Amid notable new products like the Apple Silicon Mac Pro and the Apple Vision Pro revealed at Monday’s WWDC 2023 keynote event, Apple presenters never once mentioned the term “AI,” a notable omission given that its competitors like Microsoft and Google have been heavily focusing on generative AI at the moment. Still, AI was a part of Apple’s presentation, just by other names.
While “AI” is a very ambiguous term these days, surrounded by both astounding advancements and extreme hype, Apple chose to avoid that association and instead focused on terms like “machine learning” and “ML.” For example, during the iOS 17 demo, SVP of Software Engineering Craig Federighi talked about improvements to autocorrect and dictation:
Autocorrect is powered by on-device machine learning, and over the years, we’ve continued to advance these models. The keyboard now leverages a transformer language model, which is state of the art for word prediction, making autocorrect more accurate than ever. And with the power of Apple Silicon, iPhone can run this model every time you tap a key.
Notably, Apple mentioned the AI term “transformer” in an Apple keynote. The company specifically talked about a “transformer language model,” which means its AI model uses the transformer architecture that has been powering many recent generative AI innovations, such as the DALL-E image generator and the ChatGPT chatbot.
A transformer model (a concept first introduced in 2017) is a type of neural network architecture used in natural language processing that employs a self-attention mechanism, allowing it to prioritize different words or elements in a sequence. Its ability to process inputs in parallel has led to significant efficiency improvements and powered breakthroughs in natural language processing (NLP) tasks such as translation, summarization, and question-answering.
Apparently, Apple’s new transformer model in iOS 17 allows sentence-level autocorrections that can finish either a word or an entire sentence when you press the space bar. It learns from your writing style as well, which guides its suggestions.
All this on-device AI processing is fairly easy for Apple because of a special portion of Apple Silicon chips (and earlier Apple chips, starting with the A11 in 2017) called the Neural Engine, which is designed to accelerate machine learning applications. Apple also said that dictation “gets a new transformer-based speech recognition model that leverages the Neural Engine to make dictation even more accurate.”

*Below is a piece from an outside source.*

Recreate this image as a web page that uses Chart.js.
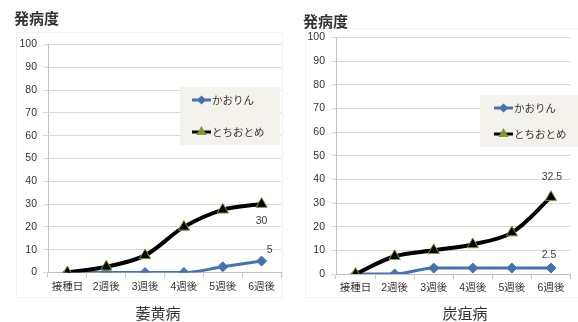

During the keynote, Apple also mentioned “machine learning” several other times: while describing a new iPad lock screen feature (“When you select a Live Photo, we use an advanced machine learning model to synthesize additional frames”); iPadOS PDF features (“Thanks to new machine learning models, iPadOS can identify the fields in a PDF so you can use AutoFill to quickly fill them out with information like names, addresses, and emails from your contacts.”); an AirPods Adaptive Audio feature (“With Personalized Volume, we use machine learning to understand your listening preferences over time”); and an Apple Watch widget feature called Smart Stack (“Smart Stack uses machine learning to show you relevant information right when you need it”).
Apple also debuted a new app called Journal that allows personal text and image journaling (kind of like an interactive diary), locked and encrypted on your iPhone. Apple said that AI plays a part, but it didn’t use the term “AI.”
“Using on-device machine learning, your iPhone can create personalized suggestions of moments to inspire your writing,” Apple said. “Suggestions will be intelligently curated from information on your iPhone, like your photos, location, music, workouts, and more. And you control what to include when you enable Suggestions and which ones to save to your Journal.”
Finally, during the demo for the new Apple Vision Pro, the company revealed that the moving image of a user’s eyes on the front of the goggles comes from a special 3D avatar created by scanning your face—and you guessed it, machine learning.